Significant change is also in store as the office’s attorneys begin using the new system, said Garcia.
“Not having to cart boxes of files back and forth to court,” the public defender said, “will be an efficiency that will take a little more time to be really seen, because it’s a culture change. We’re going from a culture where people are used to creating a trial folder and boxes, and having witnesses in manila folders, and having to take this huge box to court. We’re moving to a virtual desktop where all of that is going to be in a person’s desktop, in their computer, and that’ll take a little bit of time for people to adjust. … Searching a case file is exponentially simpler than trying to remember where you stuck a piece of paper.”
Muellner explained the role of the Salesforce platform in the new system.
“It can function as a system of record — but in many cases, it functions as a system of engagement,” he said, “so whether you’ve got a .NET platform, or Azure, or AWS, or some Java app, the ability to bring all those together into an operational system is key.”
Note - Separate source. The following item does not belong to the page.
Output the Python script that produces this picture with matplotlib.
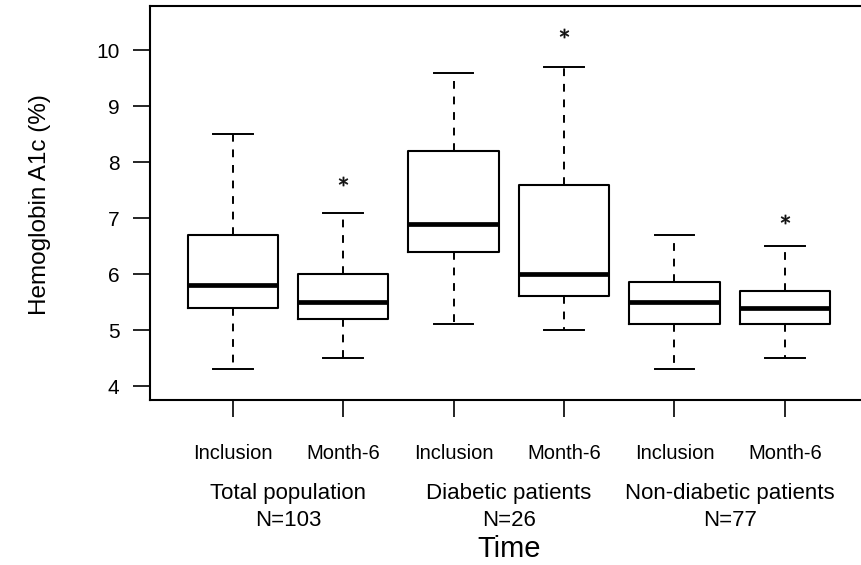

Al Rawi said that of the outgoing technology: “An attorney would have to learn how to use something like Filemaker and create a database and create an interface and do data entry. It’s pretty impressive. I met attorneys who actually went and took coding courses.”
Al Rawi said that with so many attorneys working on so many disparate systems, he had to do a baseline analysis of what was needed, and then “reverse-engineer” a solution.
“What’s the imperative?” he said. “It was very important to make sure that whatever we were implementing addressed the imperative, the need. We need to implement one system that is the system of record. We needed something that is capable and agile enough to adapt to future business changes. So we needed to create something that could scale up or down.
“And then we need a system that modernizes and consolidates the 26-plus legacy systems that we have into one cloud-based system. The cost of our legacy system hosting and support is $1.7M a year — no licenses, no fancy stuff. A lot of them are just on life support. We needed to make it cloud-based so at some point, it doesn’t become obsolete.”
The shift from paper and on-prem to the cloud will impact more than the attorneys’ workloads, though.
“When you look at the big picture, you want this data goldmine,” Al Rawi said. “So we looked for a system that will provide the analytics of the data that it will house that will guide decisions — resource allocation, program effectiveness, and even impact future policy. Instead of reacting to policy, we can proactively take issues to decision-makers based on data analytics and help drive those policies, so there can be more synergy between the ultimate goal and the business process that it takes to get to that goal.”
Work remains. The overall goal for the county is to have all elements of the justice apparatus able to connect on some level — the Sheriff’s Department, the District Attorney’s Office, the Public Defender’s Office and the Alternate Public Defender, as well as the health and human services functions such as nutrition, homelessness, and mental health. The county’s courts are expected to make their own similar transformation next year, with Tyler Technologies’ Odyssey tool. Once that’s stood up, the systems will connect on a certain level.
Al Rawi and Salesforce’s Muellner both acknowledged that with the county’s efforts to create a “whole-person” capability, tying together a person’s experiences with the justice system, health care and the social services offerings, there are plenty of opportunities for other companies to do business with Los Angeles County.
“My encouragement would be to other companies … to look for ways we can all work together for a better quality of life,” Muellner said. “If we can do it for L.A. County, we can do it anywhere.”